Он ведёт меня - страница 21

стр.

Человеческий разум неугомонен, его нельзя заточить. Пока человек бодрствует, ум его не останавливается ни на минуту, все время о чем-то думает, что-то вспоминает, о чем-то мечтает или испытывает в настоящем страх и тревогу за какое-нибудь событие, предстоящее в будущем. Это неугомонное движение можно контролировать, можно направлять его в определенное русло, но его нельзя остановить. И когда ты отрезан от всех внешних источников, когда ты остаешься один в тишине одиночной камеры, наедине с этим бурлящим морем мыслей, воспоминаний, страхов и вопросов, которое представляет собой человеческий ум, ты либо учишься контролировать и направлять их, либо рискуешь сойти с ума. Может показаться, что остановилось время, но человеческий разум не останавливается никогда. Час может превратиться в вечность, но человеческий разум способен наполнить каждую секунду этого часа миллионом мыслей, миллионом вопросов и страхов. Вновь и вновь в нескончаемые часы на Лубянке я не имел никакого иного занятия, кроме обдумывания своего прошлого и опасений за будущее, имея очень много времени на вопросы и размышления. Но прежде всего, я молился.

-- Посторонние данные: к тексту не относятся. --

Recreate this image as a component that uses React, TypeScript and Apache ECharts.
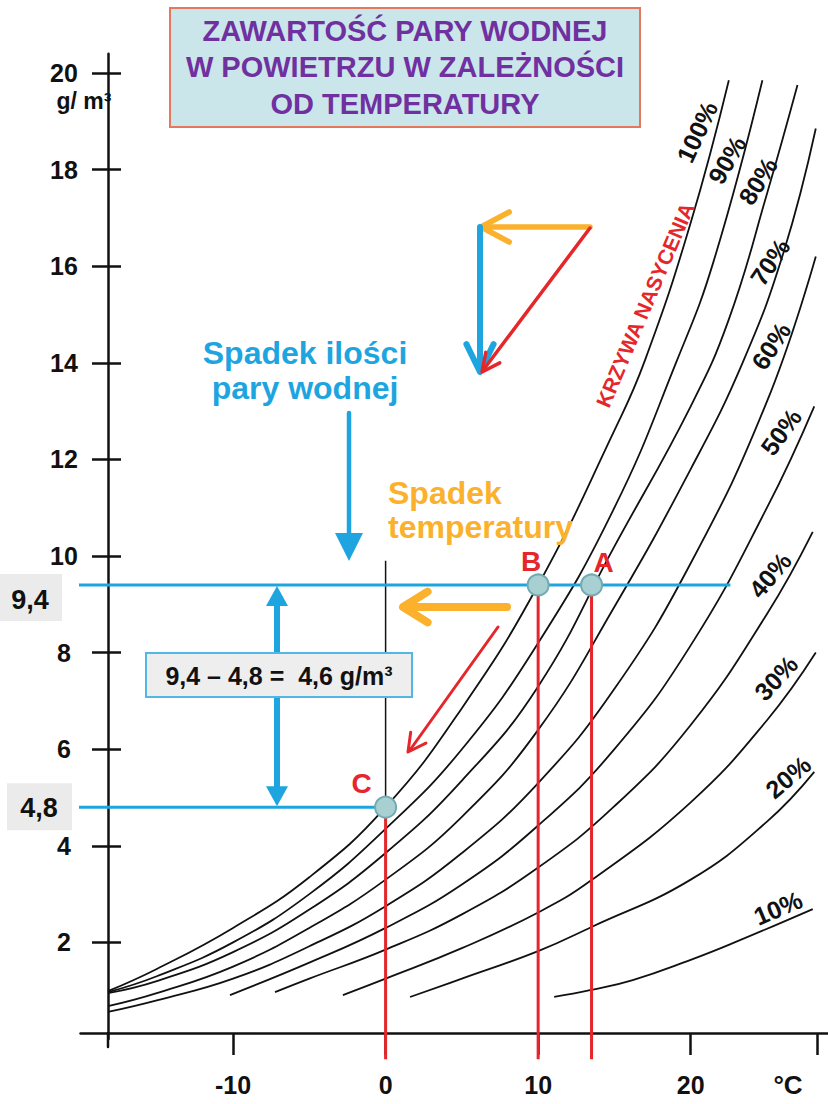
import React, { useEffect, useRef } from "react";
import * as echarts from "echarts";

// ---------- data ----------
const xLabelValues = [-10, 0, 10, 20];
const xTickValues = [-10, 0, 10, 20, 28.3];
const yTickValues = [2, 4, 6, 8, 10, 12, 14, 16, 18, 20];

const curveNames = ["100%", "90%", "80%", "70%", "60%", "50%", "40%", "30%", "20%", "10%"];

const rh100 = [[-18.2, 0.99], [-15, 1.45], [-10, 2.3], [-5, 3.35], [0, 4.8], [5, 6.85], [10, 9.4], [15, 12.6], [17, 14.05], [20, 16.9], [22.5, 19.85]];
const rh90 = [[-18.2, 0.97], [-15, 1.3], [-10, 2.0], [-5, 3.0], [0, 4.35], [5, 6.0], [10, 8.2], [15, 11.0], [19.1, 14.05], [21.5, 16.1], [24.7, 19.85]];
const rh80 = [[-18.2, 0.95], [-15, 1.2], [-10, 1.8], [-5, 2.68], [0, 3.85], [5, 5.35], [10, 7.3], [15, 10.2], [20, 13.1], [22.5, 14.9], [25, 17.5], [27, 19.75]];
const rh70 = [[-18.2, 0.68], [-15, 0.95], [-10, 1.5], [-5, 2.3], [0, 3.3], [5, 4.6], [10, 6.4], [15, 8.95], [20, 11.8], [23.4, 14.0], [26.1, 16.3], [28.2, 18.85]];
const rh60 = [[-18.2, 0.56], [-15, 0.8], [-10, 1.25], [-5, 1.92], [0, 2.75], [5, 3.85], [10, 5.3], [15, 7.25], [20, 9.85], [25, 13.2], [28.2, 16.2]];
const rh50 = [[-10.2, 0.91], [-5, 1.58], [0, 2.3], [5, 3.2], [10, 4.42], [15, 6.0], [20, 8.15], [25, 11.0], [28.1, 13.1]];
const rh40 = [[-7.25, 0.97], [-5, 1.25], [0, 1.85], [5, 2.58], [10, 3.55], [15, 4.82], [20, 6.5], [25, 8.8], [28, 10.5]];
const rh30 = [[-2.8, 0.91], [0, 1.25], [5, 1.88], [10, 2.62], [13.5, 3.29], [20, 4.9], [25, 6.6], [28.2, 8.0]];
const rh20 = [[1.6, 0.87], [5, 1.25], [10, 1.82], [13.5, 2.32], [20, 3.3], [25, 4.5], [28.1, 5.53]];
const rh10 = [[11.05, 0.87], [13.4, 1.01], [16.2, 1.22], [20, 1.64], [22.8, 1.99], [28, 2.69]];
const curves = [rh100, rh90, rh80, rh70, rh60, rh50, rh40, rh30, rh20, rh10];

const pointNames = ["B", "A", "C"];
const pointValues = [[10, 9.4], [13.5, 9.4], [0, 4.8]];

const humidityHigh = 9.4;
const humidityLow = 4.8;
const lineHighX = [-21.1, 22.6];
const lineLowX = [-20.5, 0];
const dropEndY = -0.42;
const zeroLineY = [9.9, 0.12];

const titleText = "ZAWARTOŚĆ PARY WODNEJ\nW POWIETRZU W ZALEŻNOŚCI\nOD TEMPERATURY";
const equationText = "9,4 – 4,8 =  4,6 g/m³";

// ---------- styling ----------
const FONT = '"Liberation Sans", Arial, Helvetica, sans-serif';
const CYAN = "#1ea5df";
const ORANGE = "#fbb12b";
const RED = "#e5262a";
const BLACK = "#111111";

function txt(text: string, x: number, y: number, size: number, fill: string, opts: any = {}) {
  const align = opts.align || "center";
  return {
    type: "text",
    x,
    y,
    rotation: opts.rotation || 0,
    z: opts.z || 100,
    silent: true,
    style: {
      text,
      font: `${opts.weight || "bold"} ${size}px ${FONT}`,
      fill,
      align,
      verticalAlign: "middle",
      textAlign: align,
      textVerticalAlign: "middle",
      lineHeight: opts.lineHeight || size * 1.2,
    },
  };
}

function seg(x1: number, y1: number, x2: number, y2: number, stroke: string, w: number, z = 50) {
  return {
    type: "line",
    z,
    silent: true,
    shape: { x1, y1, x2, y2 },
    style: { stroke, lineWidth: w, lineCap: "round" },
  };
}

function chevron(fromX: number, fromY: number, tipX: number, tipY: number, len: number, deg: number, stroke: string, w: number, z = 50) {
  const dx = fromX - tipX;
  const dy = fromY - tipY;
  const d = Math.hypot(dx, dy);
  const ux = dx / d;
  const uy = dy / d;
  const a = (deg * Math.PI) / 180;
  const p1 = [tipX + len * (ux * Math.cos(a) - uy * Math.sin(a)), tipY + len * (ux * Math.sin(a) + uy * Math.cos(a))];
  const p2 = [tipX + len * (ux * Math.cos(-a) - uy * Math.sin(-a)), tipY + len * (ux * Math.sin(-a) + uy * Math.cos(-a))];
  return {
    type: "polyline",
    z,
    silent: true,
    shape: { points: [p1, [tipX, tipY], p2] },
    style: { stroke, lineWidth: w, lineCap: "round", lineJoin: "round", fill: "none" },
  };
}

function buildGraphics(y94: number, y48: number, axisX: number, axisBottom: number) {
  const rad = (d: number) => (d * Math.PI) / 180;
  const pctPos = [
    [697, 132, 65], [727, 160, 60], [758, 181, 58], [770, 262, 56], [771, 346, 57],
    [781, 432, 54], [770, 575, 50], [776, 678, 47], [788, 777, 40], [778, 908, 23],
  ];
  const els: any[] = [];
  // title
  els.push({
    type: "rect", z: 90, silent: true,
    shape: { x: 170, y: 8, width: 470, height: 119 },
    style: { fill: "#cbe6eb", stroke: "#e5785c", lineWidth: 2 },
  });
  els.push(txt(titleText, 405, 67, 29, "#7030a0", { lineHeight: 36.5 }));
  // units
  els.push(txt("g/ m³", 84, 101, 23, BLACK));
  els.push(txt("°C", 788, 1085, 26, BLACK));
  // y axis extension below x axis
  els.push(seg(axisX, axisBottom, axisX, axisBottom + 14, BLACK, 2.5, 40));
  // percent labels
  curveNames.forEach((n, i) => {
    const [x, y, a] = pctPos[i];
    els.push(txt(n, x, y, 25, BLACK, { rotation: rad(a) }));
  });
  // saturation curve label
  els.push(txt("KRZYWA NASYCENIA", 645, 305, 21, RED, { rotation: rad(67) }));
  // vector triangle
  els.push(seg(590, 227, 484, 227, ORANGE, 5.5));
  els.push(chevron(590, 227, 481, 227, 32, 28, ORANGE, 5.5));
  els.push(seg(480, 227, 480, 368, CYAN, 6));
  els.push(chevron(480, 227, 480, 372, 31, 26, CYAN, 6));
  els.push(seg(590, 228, 484, 369, RED, 3.5));
  els.push(chevron(590, 228, 482, 372, 20, 26, RED, 3.5));
  // Spadek ilości pary wodnej
  els.push(txt("Spadek ilości\npary wodnej", 305, 370, 32, CYAN, { lineHeight: 35 }));
  els.push(seg(349, 413, 349, 536, CYAN, 4.5));
  els.push({
    type: "polygon", z: 50, silent: true,
    shape: { points: [[335, 533], [363, 533], [349, 561]] },
    style: { fill: CYAN },
  });
  // Spadek temperatury
  els.push(txt("Spadek\ntemperatury", 388, 510, 32, ORANGE, { lineHeight: 34, align: "left" }));
  els.push(seg(507, 607, 408, 607, ORANGE, 8));
  els.push(chevron(507, 607, 403, 607, 29, 32, ORANGE, 8));
  // red thin arrow
  els.push(seg(498, 627, 410, 750, RED, 3));
  els.push(chevron(498, 627, 408, 752, 20, 28, RED, 3));
  // value label boxes
  els.push({
    type: "rect", z: 60, silent: true,
    shape: { x: 0, y: y94 - 11, width: 62, height: 47 },
    style: { fill: "#ebebeb" },
  });
  els.push(txt("9,4", 30, y94 + 15, 27, BLACK));
  els.push({
    type: "rect", z: 60, silent: true,
    shape: { x: 7, y: y48 - 24, width: 65, height: 47 },
    style: { fill: "#ebebeb" },
  });
  els.push(txt("4,8", 39, y48 + 1, 27, BLACK));
  // double arrow
  const ax = 277;
  els.push(seg(ax, y94 + 18, ax, y48 - 18, CYAN, 6, 55));
  els.push({
    type: "polygon", z: 55, silent: true,
    shape: { points: [[ax - 11, y94 + 21], [ax + 11, y94 + 21], [ax, y94 + 1]] },
    style: { fill: CYAN },
  });
  els.push({
    type: "polygon", z: 55, silent: true,
    shape: { points: [[ax - 11, y48 - 21], [ax + 11, y48 - 21], [ax, y48 - 1]] },
    style: { fill: CYAN },
  });
  // equation box
  els.push({
    type: "rect", z: 70, silent: true,
    shape: { x: 146, y: 653, width: 266, height: 44 },
    style: { fill: "#eeeeee", stroke: "#52b6e6", lineWidth: 2 },
  });
  els.push(txt(equationText, 279, 676, 25, BLACK, { z: 71 }));
  return els;
}

export default function App() {
  const ref = useRef<HTMLDivElement>(null);
  useEffect(() => {
    if (!ref.current) return;
    const chart = echarts.init(ref.current, null, { renderer: "svg" });
    const axisLineStyle = { color: BLACK, width: 2.5 };
    const curveSeries = curves.map((c, i) => ({
      name: curveNames[i],
      type: "line",
      data: c,
      smooth: 0.45,
      showSymbol: false,
      symbol: "none",
      silent: true,
      z: 2,
      lineStyle: { color: BLACK, width: 1.8 },
    }));
    const plainLine = (data: number[][], color: string, width: number, z = 3) => ({
      type: "line",
      data,
      showSymbol: false,
      symbol: "none",
      silent: true,
      clip: false,
      z,
      lineStyle: { color, width },
    });
    const option: any = {
      animation: false,
      backgroundColor: "#ffffff",
      grid: { left: 80.5, right: 0, top: 53.7, bottom: 65, containLabel: false },
      xAxis: [
        {
          type: "value",
          min: -20,
          max: 29,
          position: "bottom",
          offset: -6,
          axisLine: { show: true, onZero: false, lineStyle: axisLineStyle },
          axisTick: { show: true, customValues: xTickValues, length: 22, lineStyle: axisLineStyle },
          axisLabel: {
            show: true, customValues: xLabelValues, margin: 39,
            color: BLACK, fontSize: 25, fontWeight: "bold", fontFamily: FONT,
          },
          splitLine: { show: false },
        },
      ],
      yAxis: [
        {
          type: "value",
          min: 0,
          max: 20.4,
          position: "left",
          offset: -27.5,
          axisLine: { show: true, onZero: false, lineStyle: axisLineStyle },
          axisTick: { show: true, customValues: yTickValues, length: 16, lineStyle: axisLineStyle },
          axisLabel: {
            show: true, customValues: yTickValues, margin: 44, align: "center",
            color: BLACK, fontSize: 25, fontWeight: "bold", fontFamily: FONT,
          },
          splitLine: { show: false },
        },
        {
          type: "value",
          min: 0,
          max: 20.4,
          position: "left",
          offset: -27.5,
          axisLine: { show: false, onZero: false },
          axisTick: { show: true, inside: true, customValues: yTickValues, length: 13, lineStyle: axisLineStyle },
          axisLabel: { show: false },
          splitLine: { show: false },
        },
      ],
      series: [
        ...curveSeries,
        plainLine([[0, zeroLineY[0]], [0, zeroLineY[1]]], BLACK, 1.5, 2),
        plainLine([[lineHighX[0], humidityHigh], [lineHighX[1], humidityHigh]], CYAN, 3),
        plainLine([[lineLowX[0], humidityLow], [lineLowX[1], humidityLow]], CYAN, 3),
        ...pointValues.map((p) => plainLine([[p[0], p[1]], [p[0], dropEndY]], RED, 3, 4)),
        {
          type: "scatter",
          z: 6,
          silent: true,
          symbolSize: 21,
          itemStyle: { color: "#a8d0d3", borderColor: "#73aab0", borderWidth: 2, opacity: 1 },
          label: {
            show: true,
            position: "inside",
            formatter: (p: any) => p.name,
            color: RED,
            fontSize: 28,
            fontWeight: "bold",
            fontFamily: FONT,
          },
          data: pointValues.map((p, i) => ({
            name: pointNames[i],
            value: p,
            label: { offset: i === 0 ? [-7, -23] : i === 1 ? [12, -22] : [-24, -24] },
          })),
        },
      ],
    };
    chart.setOption(option);
    const pHigh = chart.convertToPixel({ seriesIndex: 0 }, [0, humidityHigh]) as number[];
    const pLow = chart.convertToPixel({ seriesIndex: 0 }, [0, humidityLow]) as number[];
    const pAxis = chart.convertToPixel({ seriesIndex: 0 }, [-18.2, 0]) as number[];
    chart.setOption({ graphic: { elements: buildGraphics(pHigh[1], pLow[1], Math.round(pAxis[0]), pAxis[1] - 6) } });
    return () => chart.dispose();
  }, []);
  return (
    <div
      ref={ref}
      style={{ position: "absolute", left: 0, top: 0, width: 828, height: 1104, background: "#fff" }}
    />
  );
}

Сначала мне было трудно поверить в то, что советские могут серьезно относиться к обвинениям, послужившим поводом для моего ареста и допросов. По их вопросам было видно, что обо мне и о моем прошлом они знают все. Никакими другими страшными тайнами я не владел. Я считал свое дело простым и не заслуживающим того внимания, которое они ему уделяли. И мне казалось, что вскоре они и сами это поймут. Я едва ли стоил подобных усилий и не сделал ничего такого, за что меня можно было бы казнить. Поскольку я верил в это, то поначалу был вполне спокоен. Допросы раздражали меня и были порой мучительны, но в начале они меня не особенно волновали. Мне действительно казалось, что рано или поздно «наверху» поймут то, что мне и так уже было известно: что я не стою подобных хлопот. Совесть моя была чиста, поэтому поначалу я был тверд и не падал духом.

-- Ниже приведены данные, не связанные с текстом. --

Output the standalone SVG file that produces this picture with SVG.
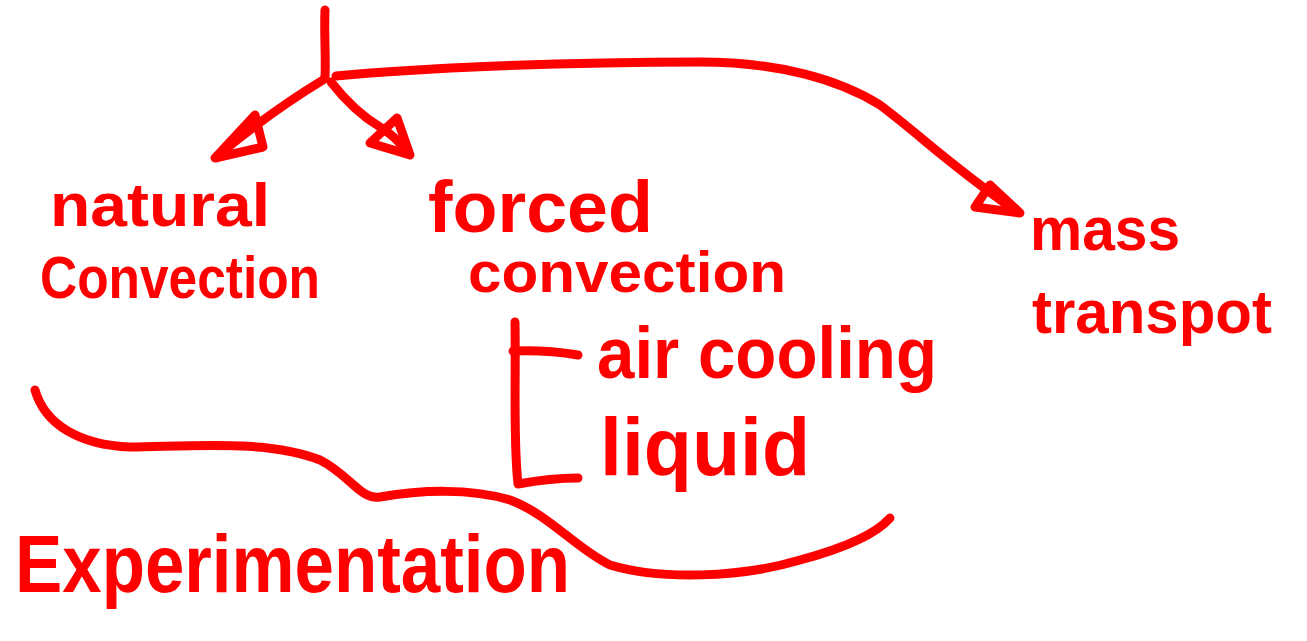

В сущности, я был весьма уверен в себе. Я не думал, что следователи смогут вытянуть из меня признание в том, чего я не делал, чтобы доказать свою правоту. Я был от природы упрям и решителен, а кроме того, долгое время развивал и укреплял свою волю. Я очень гордился этими своими качествами и чувствовал, что, пожалуй, смогу отстоять свою позицию перед следователем. И вот поэтому – поскольку я знал, что не совершил ничего особенно плохого, и был уверен, что никто не может заставить меня признаться в том, чего я не делал, – поначалу я не падал духом и ждал, что энкаведешники[4] вскоре поймут, что ошибаются, принимая меня за кого-то особенного.

Однако после нескольких допросов на Лубянке и нескольких, казалось, нескончаемых месяцев в одиночном заключении в мою душу закрались сомнения. Мне стало ясно, что, если я не представляю из себя ничего особенного, НКВД может уничтожить все следы своей ошибки, просто приказав меня казнить. Не будет никаких адвокатов, никакого суда, никакой апелляции. В Советском Союзе война. Каждый день умирают тысячи людей, а шпионов и предателей расстреливают практически без суда и следствия. Следователи сказали мне об этом прямо. Мне так и не удалось убедить их в своей невиновности или незначительности, поэтому я уже начинал сомневаться в своих собственных силах перед лицом могущества и методов НКВД. Я никогда по-настоящему не верил в то, что меня действительно расстреляют, но в мою уверенность начали просачиваться страх и сомнения. И страшные раздумья, заполнявшие мои часы в тишине одиночной камеры после каждого допроса, постоянное прокручивание в уме всех вопросов и ответов, непрестанное мучительное пережевывание одних и тех же мыслей стали брать свое и подтачивать мой дух. И именно в этот момент я стал особенно усердно молиться.

Очень скоро после того, как я попал на Лубянку, когда нескончаемое томление одиночного заключения начало оказывать на меня свое действие, я решил как-то распределить и упорядочить свое время. Я решил составить для себя то, что в иезуитских домах мы называли «распорядок дня». Проснувшись утром, я совершал Утреннее приношение, затем, после утреннего похода в туалет и умывания, в течение часа предавался размышлению. На Лубянке мы вставали в 5:30 утра, а завтракали в семь. Это почти в точности совпадало с распорядком дня в большинстве иезуитских домов, где мне приходилось жить, поэтому дни опять начали обретать для меня определенный ритм.